Web, DVDs Could Mark CDs' Slow Death
Friday, August 26, 2005
When Ohio-based rock band the Sun releases its first full-length album next month, it will be available on DVD, online and on vinyl record. But not on the medium that's still the biggest seller in the music industry today: the compact disc.
"It's a tip of the hat to the past and the tip of the hat to the future," said Perry Watts-Russell, a senior vice president at Warner Bros. Records Inc., which signed the band.
The label expects the Sun to be the first of many artists to embrace a no-CD, video-only strategy. And that is part of a larger move away from the traditional album concept that some experts say is steering the CD the way of the hand-cranked gramophone.
The full-length CD format, which debuted in 1981, last year sold 766.9 million copies, down from a high of 942.5 million in 2000, according to statistics from the Recording Industry Association of America. At the same time, online sales -- championed by the popular Apple Computer Inc. iTunes Web site -- is picking up part of the slack: 139.4 million tracks were sold online in 2004.
The digitization of music has created a shift in how tunes are shared and consumed. Because it's faster to copy and transmit digital music, more people are copying and sharing tracks -- prompting copyright concerns from the entertainment industry. On the other hand, the cheapness of Internet distribution allows many no-names to release music that otherwise might never be seen or heard outside a garage.
The Sun's 14-song album, "Blame It on the Youth," will be released Sept. 27 and will come with one disc option -- a DVD of music videos that can be manipulated through a computer to download the songs onto an MP3 player or burn them onto a CD. Actually, there is a second disc, but it's made of vinyl -- a nod to a burgeoning subculture that is reviving the old long-play format.
Having a new generation of listeners who may be building libraries of songs by piggy-backing off their friends' collections doesn't bother Sam Brown, drummer and songwriter for the Sun, which had a $50,000 budget to produce the videos for the album. "As more people find out about our band, more people will turn out when we play," he said. And for smaller acts like his, live performance is where the money is.
Members of the Sun, which is a garage pop band with a slightly retro aura and a sound one critic called "slick and gritty," knew that its demographic reflected its own persona: younger, digital and alternative.
"I haven't bought a new CD in a very long time," Brown said. Instead, he searches for vinyl versions, or rips songs to his iPod, or gets music from friends, he said.

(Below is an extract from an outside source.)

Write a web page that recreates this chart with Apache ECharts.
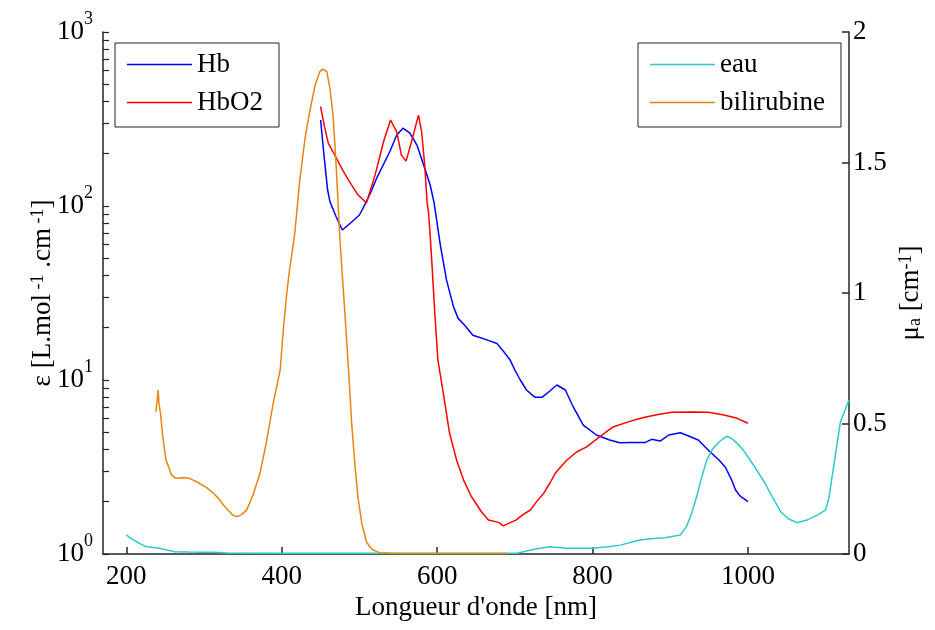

The five-member band produced its own videos, and the record label was sold on the digital-video-only option, he said. "It is sort of a leap of faith to the future," Brown said, but "it feels good to be in the company of forward-thinking people."
Watts-Russell of Warner Bros. acknowledges that all-video and all-Internet distribution changes the definition of the word "album" -- a sequenced body of songs with heavy emphasis on the all-important cover art.
"I think the gestalt of having an album has been changing on its own, with or without this change," he said. "A few years from now, this is going to be exceedingly common," Watts-Russell said. "You can avoid the CD. It's on its way out. It's in no way out now, but the writing is on the wall."
Staff researcher Richard Drezen contributed to this report.